Inventories at U.S. businesses fell 1.4 percent, the biggest plunge since the Commerce Department began keeping records in their current form in 1992, following a downwardly revised 0.6 percent decline in September. Analysts were expecting inventories to drop just 0.6 percent in October.
Business sales also broke a record in October, rising by 2.7 percent after a drop of 2.9 percent the previous month. Inventories at retailers fell 2.8 percent, the largest since records have been in their current form, after a 0.3 percent drop in September. Sales at retailers jumped 7.0 percent, setting another record.

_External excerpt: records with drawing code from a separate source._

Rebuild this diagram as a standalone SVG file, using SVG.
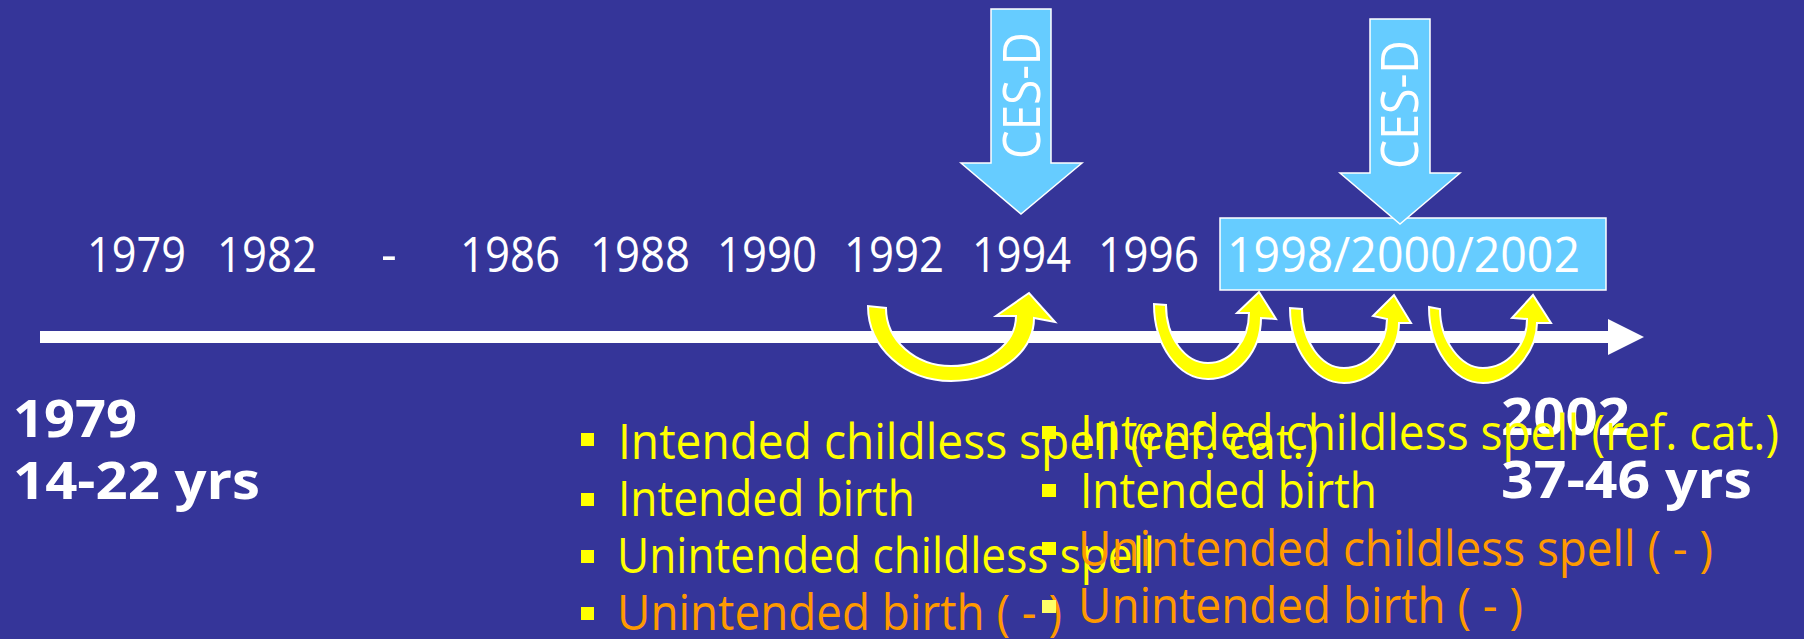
<svg xmlns="http://www.w3.org/2000/svg" width="1804" height="639" viewBox="0 0 1804 639">
<style>
.yr{font-family:"Open Sans","DejaVu Sans",sans-serif;font-size:49px;fill:#ffffff}
.bold{font-family:"Open Sans","DejaVu Sans",sans-serif;font-size:52px;font-weight:bold;fill:#ffffff}
.li{font-family:"Open Sans","DejaVu Sans",sans-serif;font-size:49px}
.y{fill:#ffff00}
.o{fill:#ff9900}
.ces{font-family:"Open Sans","DejaVu Sans",sans-serif;font-size:51px;fill:#ffffff}
.blue{fill:#66ccff;stroke:#ffffff;stroke-width:1.5}
.curve{fill:#ffff00;stroke:#ffffff;stroke-width:2;stroke-linejoin:miter}
.bul{fill:#ffff00}
</style>
<defs>
<marker id="axhead" viewBox="0 0 36 36" refX="0" refY="18" markerWidth="36" markerHeight="36" markerUnits="userSpaceOnUse" orient="auto">
<path d="M0 0 L36 18 L0 36 Z" fill="#ffffff"/>
</marker>
</defs>
<rect x="0" y="0" width="1804" height="639" fill="#353599"/>

<g id="years">
<text class="yr" x="87" y="272" textLength="99" lengthAdjust="spacingAndGlyphs">1979</text>
<text class="yr" x="217" y="272" textLength="100" lengthAdjust="spacingAndGlyphs">1982</text>
<text class="yr" x="381" y="272">-</text>
<text class="yr" x="460" y="272" textLength="100" lengthAdjust="spacingAndGlyphs">1986</text>
<text class="yr" x="590" y="272" textLength="100" lengthAdjust="spacingAndGlyphs">1988</text>
<text class="yr" x="717" y="272" textLength="100" lengthAdjust="spacingAndGlyphs">1990</text>
<text class="yr" x="844" y="272" textLength="100" lengthAdjust="spacingAndGlyphs">1992</text>
<text class="yr" x="972" y="272" textLength="99" lengthAdjust="spacingAndGlyphs">1994</text>
<text class="yr" x="1098" y="272" textLength="101" lengthAdjust="spacingAndGlyphs">1996</text>
</g>

<g id="box-1998-2002">
<rect class="blue" x="1220" y="218" width="386" height="72"/>
<text class="yr" x="1227" y="272" textLength="353" lengthAdjust="spacingAndGlyphs">1998/2000/2002</text>
</g>

<g id="cesd-1994">
<polygon class="blue" points="991,9 1051,9 1051,163 1082,163 1021,214 961,163 991,163"/>
<text class="ces" transform="translate(1040,159) rotate(-90)" textLength="127" lengthAdjust="spacingAndGlyphs">CES-D</text>
</g>

<g id="cesd-1998">
<polygon class="blue" points="1370,19 1430,19 1430,173 1460,173 1400,224 1340,173 1370,173"/>
<text class="ces" transform="translate(1418,169) rotate(-90)" textLength="129" lengthAdjust="spacingAndGlyphs">CES-D</text>
</g>

<g id="connectors">
<line x1="40" y1="337" x2="1608" y2="337" stroke="#ffffff" stroke-width="12" marker-end="url(#axhead)"/>
<path class="curve" d="M868 306 C868 347.4 905 381 951 381 C997 381 1034 352.8 1034 318 L1055 322 L1029 293 L996 316 L1016 316 C1016 343.6 987 366 951 366 C915 366 886 340 886 308 Z"/>
<path class="curve" d="M1154 304 C1154 345.4 1178.2 379 1208 379 C1237.3 379 1261 351.7 1261 318 L1276 319 L1259 292 L1237 313 L1249 313 C1249 340.6 1230.6 363 1208 363 C1184.8 363 1166 337 1166 305 Z"/>
<path class="curve" d="M1290 308 C1290 349.4 1314.2 383 1344 383 C1374.4 383 1399 349.9 1399 323 L1411 323 L1394 295 L1373 316 L1387 319 C1387 345.5 1367.7 368 1344 368 C1320.8 368 1302 341 1302 309 Z"/>
<path class="curve" d="M1429 307 C1429 348.4 1453.2 383 1483 383 C1512.8 383 1537 349.9 1537 323 L1551 323 L1533 295 L1512 318 L1527 319 C1527 345.5 1507.3 368 1483 368 C1460.9 368 1440 341 1440 309 Z"/>
</g>

<g id="start-label">
<text class="bold" x="13" y="437" textLength="124" lengthAdjust="spacingAndGlyphs">1979</text>
<text class="bold" x="13" y="499" textLength="247" lengthAdjust="spacingAndGlyphs">14-22 yrs</text>
</g>

<g id="end-label">
<text class="bold" x="1501" y="435" textLength="129" lengthAdjust="spacingAndGlyphs">2002</text>
<text class="bold" x="1501" y="498" textLength="251" lengthAdjust="spacingAndGlyphs">37-46 yrs</text>
</g>

<g id="list-1">
<rect class="bul" x="581" y="433" width="13" height="13"/>
<text class="li y" x="618" y="459" textLength="700" lengthAdjust="spacingAndGlyphs">Intended childless spell (ref. cat.)</text>
<rect class="bul" x="581" y="493" width="13" height="13"/>
<text class="li y" x="618" y="516" textLength="297" lengthAdjust="spacingAndGlyphs">Intended birth</text>
<rect class="bul" x="581" y="550" width="13" height="13"/>
<text class="li y" x="617" y="573" textLength="538" lengthAdjust="spacingAndGlyphs">Unintended childless spell</text>
<rect class="bul" x="581" y="607" width="13" height="13"/>
<text class="li o" x="617" y="630" textLength="445" lengthAdjust="spacingAndGlyphs">Unintended birth ( - )</text>
</g>

<g id="list-2">
<rect class="bul" x="1042" y="426" width="14" height="13"/>
<text class="li y" x="1080" y="450" textLength="699" lengthAdjust="spacingAndGlyphs">Intended childless spell (ref. cat.)</text>
<rect class="bul" x="1042" y="484" width="14" height="13"/>
<text class="li y" x="1080" y="508" textLength="297" lengthAdjust="spacingAndGlyphs">Intended birth</text>
<rect class="bul" x="1042" y="542" width="14" height="13"/>
<text class="li o" x="1078" y="566" textLength="635" lengthAdjust="spacingAndGlyphs">Unintended childless spell ( - )</text>
<rect x="1042" y="600" width="14" height="13" fill="#ffff66"/>
<text class="li o" x="1078" y="623" textLength="445" lengthAdjust="spacingAndGlyphs">Unintended birth ( - )</text>
</g>
</svg>
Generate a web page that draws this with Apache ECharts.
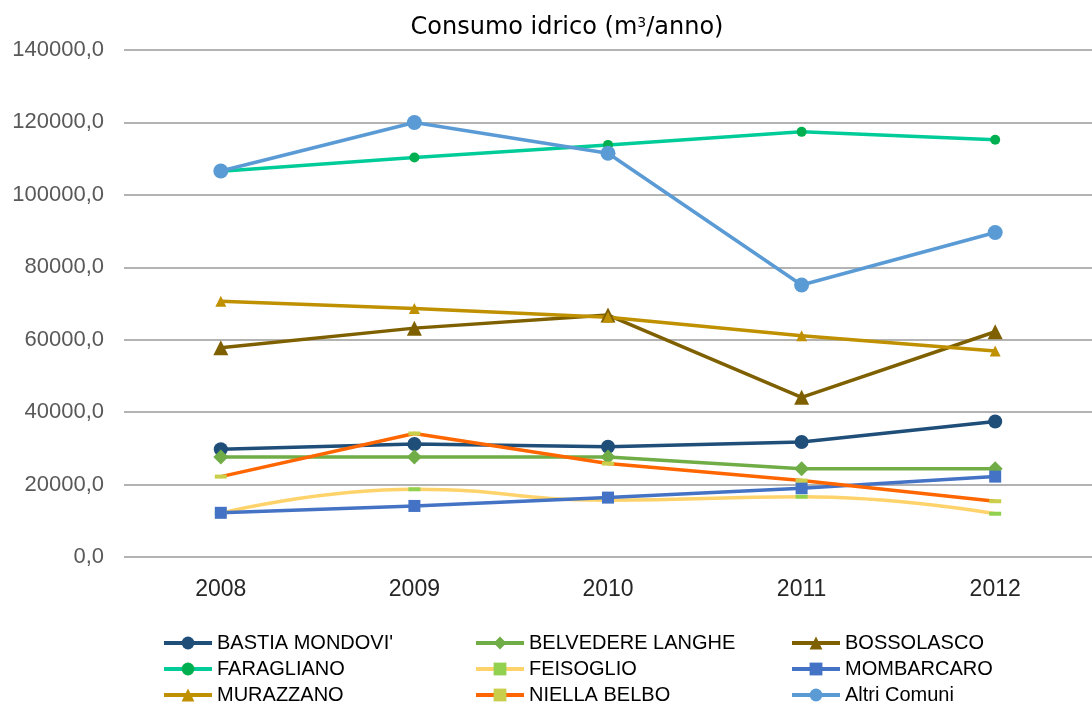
<!DOCTYPE html>
<html lang="it">
<head>
    <meta charset="UTF-8">
    <title>Consumo idrico</title>
    <script src="https://cdn.jsdelivr.net/npm/echarts@6.0.0/dist/echarts.min.js"></script>
    <style>
        html, body { margin: 0; padding: 0; background: #fff; }
        #chart { width: 1092px; height: 703px; }
    </style>
</head>
<body>
    <div id="chart"></div>
    <script>
        // dati
        const anni = ['2008', '2009', '2010', '2011', '2012'];
        const bastiaMondovi = [29750, 31200, 30450, 31750, 37400];
        const belvedereLanghe = [27600, 27600, 27600, 24400, 24400];
        const bossolasco = [57800, 63200, 66800, 44100, 62200];
        const faragliano = [106500, 110300, 113800, 117400, 115200];
        const feisoglio = [12100, 18700, 15700, 16650, 11950];
        const mombarcaro = [12200, 14100, 16400, 19000, 22200];
        const murazzano = [70600, 68600, 66200, 61100, 56900];
        const niellaBelbo = [22200, 34100, 25800, 21100, 15400];
        const altriComuni = [106600, 120000, 111500, 75100, 89600];

        const chart = echarts.init(document.getElementById('chart'));
        const font = '"Liberation Sans", Arial, sans-serif';

        function serie(name, data, color, symbol, size, markerColor, smooth) {
            return {
                name: name,
                type: 'line',
                data: data,
                smooth: !!smooth,
                symbol: symbol,
                symbolSize: size,
                lineStyle: { color: color, width: 3.5 },
                itemStyle: { color: markerColor || color, borderWidth: 0 }
            };
        }

        const series = [
            serie("BASTIA MONDOVI'", bastiaMondovi, '#1F4E79', 'circle', 14),
            serie('BELVEDERE LANGHE', belvedereLanghe, '#70AD47', 'diamond', 15),
            serie('BOSSOLASCO', bossolasco, '#7F6000', 'triangle', 15),
            serie('FARAGLIANO', faragliano, '#00CC99', 'circle', 10, '#00B050'),
            serie('FEISOGLIO', feisoglio, '#FFD36B', 'rect', [12, 4], '#92D050', true),
            serie('MOMBARCARO', mombarcaro, '#4472C4', 'rect', 12),
            serie('MURAZZANO', murazzano, '#BF9000', 'triangle', 11),
            serie('NIELLA BELBO', niellaBelbo, '#FF6600', 'rect', [12, 4], '#C9CF4A'),
            serie('Altri Comuni', altriComuni, '#5B9BD5', 'circle', 15)
        ];

        function legenda(nomi, left) {
            return {
                orient: 'vertical',
                left: left,
                top: 628,
                height: 80,
                data: nomi,
                itemWidth: 48,
                itemHeight: 16,
                itemGap: 6,
                selectedMode: false,
                lineStyle: { width: 4 },
                textStyle: { fontFamily: font, fontSize: 20, color: '#000', lineHeight: 20 }
            };
        }

        const option = {
            animation: false,
            title: {
                text: 'Consumo idrico (m{sup|3}/anno)',
                left: 562,
                textAlign: 'center',
                top: 11,
                textStyle: {
                    fontFamily: '"DejaVu Sans", sans-serif',
                    fontSize: 24,
                    fontWeight: 'normal',
                    color: '#000',
                    rich: {
                        sup: { fontFamily: '"DejaVu Sans", sans-serif', fontSize: 14, color: '#000', verticalAlign: 'top', padding: [0, 0, 10, 0] }
                    }
                }
            },
            legend: [
                legenda(["BASTIA MONDOVI'", 'FARAGLIANO', 'MURAZZANO'], 157),
                legenda(['BELVEDERE LANGHE', 'FEISOGLIO', 'NIELLA BELBO'], 469),
                legenda(['BOSSOLASCO', 'MOMBARCARO', 'Altri Comuni'], 785)
            ],
            grid: { left: 124, top: 50, width: 980, bottom: 146 },
            xAxis: {
                type: 'category',
                data: anni,
                boundaryGap: true,
                axisLine: { show: false },
                axisTick: { show: false },
                axisLabel: { fontFamily: font, fontSize: 23, color: '#262626', margin: 21 }
            },
            yAxis: {
                type: 'value',
                min: 0,
                max: 140000,
                interval: 20000,
                axisLine: { show: false },
                axisTick: { show: false },
                splitLine: { lineStyle: { color: '#B3B3B3', width: 2 } },
                axisLabel: {
                    fontFamily: font,
                    fontSize: 22,
                    color: '#595959',
                    margin: 20,
                    formatter: function (v) { return v.toFixed(1).replace('.', ','); }
                }
            },
            series: series
        };

        chart.setOption(option);
    </script>
</body>
</html>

Meanwhile, inventories at motor vehicle and parts dealers dropped a record 8.9 percent as consumers rushed to take advantage of zero-interest financing deals. In September, auto inventories posted a drop of just 0.5 percent.
``The drop in business inventories was good news for the economy. We're getting closer to the point where manufacturers might not want to cut production a lot further,'' said Gary Thayer, chief economist at A.G. Edwards and Sons in St. Louis.
The stock-to-sales ratio fell to 1.39 months' worth from 1.45 months in September, the lowest since the reaching the same level in June 2000.
Manufacturing inventories were down 0.4 percent following a decline of 0.9 percent in September. Inventories at wholesalers fell 1.0 percent in October after a drop of 0.4 percent the previous month.